The Pacific region has suffered human and environmental consequences due to more than three hundred nuclear tests conducted since the end of the Second World War says Fiji’s Prime Minister Voreqe Bainimarama.

Addressing leaders at the High Level Plenary on Promotion of The International Day for Total Elimination of Nuclear Weapons at the UN, Bainimarama said Fiji has not only spoken against nuclear weapons, but has fully supported measures to ban them.

Bainimarama says the tests were conducted by powerful governments in the Pacific as they considered this corner of the globe to be a “safe” place for nuclear weapons tests.
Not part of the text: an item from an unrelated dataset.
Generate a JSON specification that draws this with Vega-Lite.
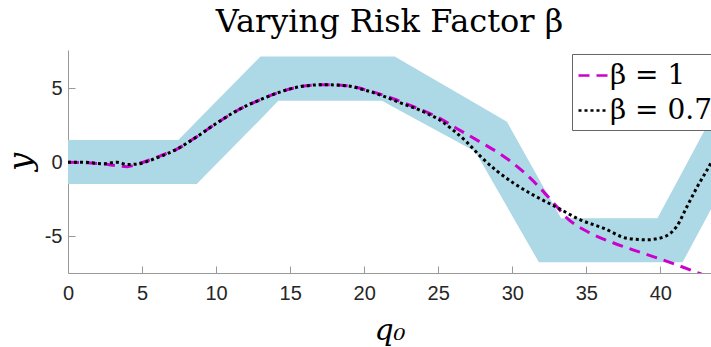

“They knew of the destructive power of these weapons and the long lasting environmental contamination and health crisis they cause. That is why they didn’t conduct atmospheric testing closer to their own homes – they chose an area that they deem to be largely uninhibited.”

Bainimarama says as a result to date whole communities and cultures remain permanently displaced.

In 2015, the government set aside a $2.5million (US$1.1 million) compensation fund to assist the families and remaining members of the Fijian Military who served under British during nuclear testing in the Pacific.

“I say this not to cast blame or keep resentments burning more than fifty years after the tests. There is no room in this conversation for this bitterness and we all have learned a great deal since those tests. I say this simply to point out some human beings are still paying the price of that dark chapter in our history those many years ago.”

Bainimarama noted Fiji is signatory to the South Pacific Nuclear Free Zone Treaty and a number of other international agreements prohibiting the testing and presence of nuclear weapons in the Pacific.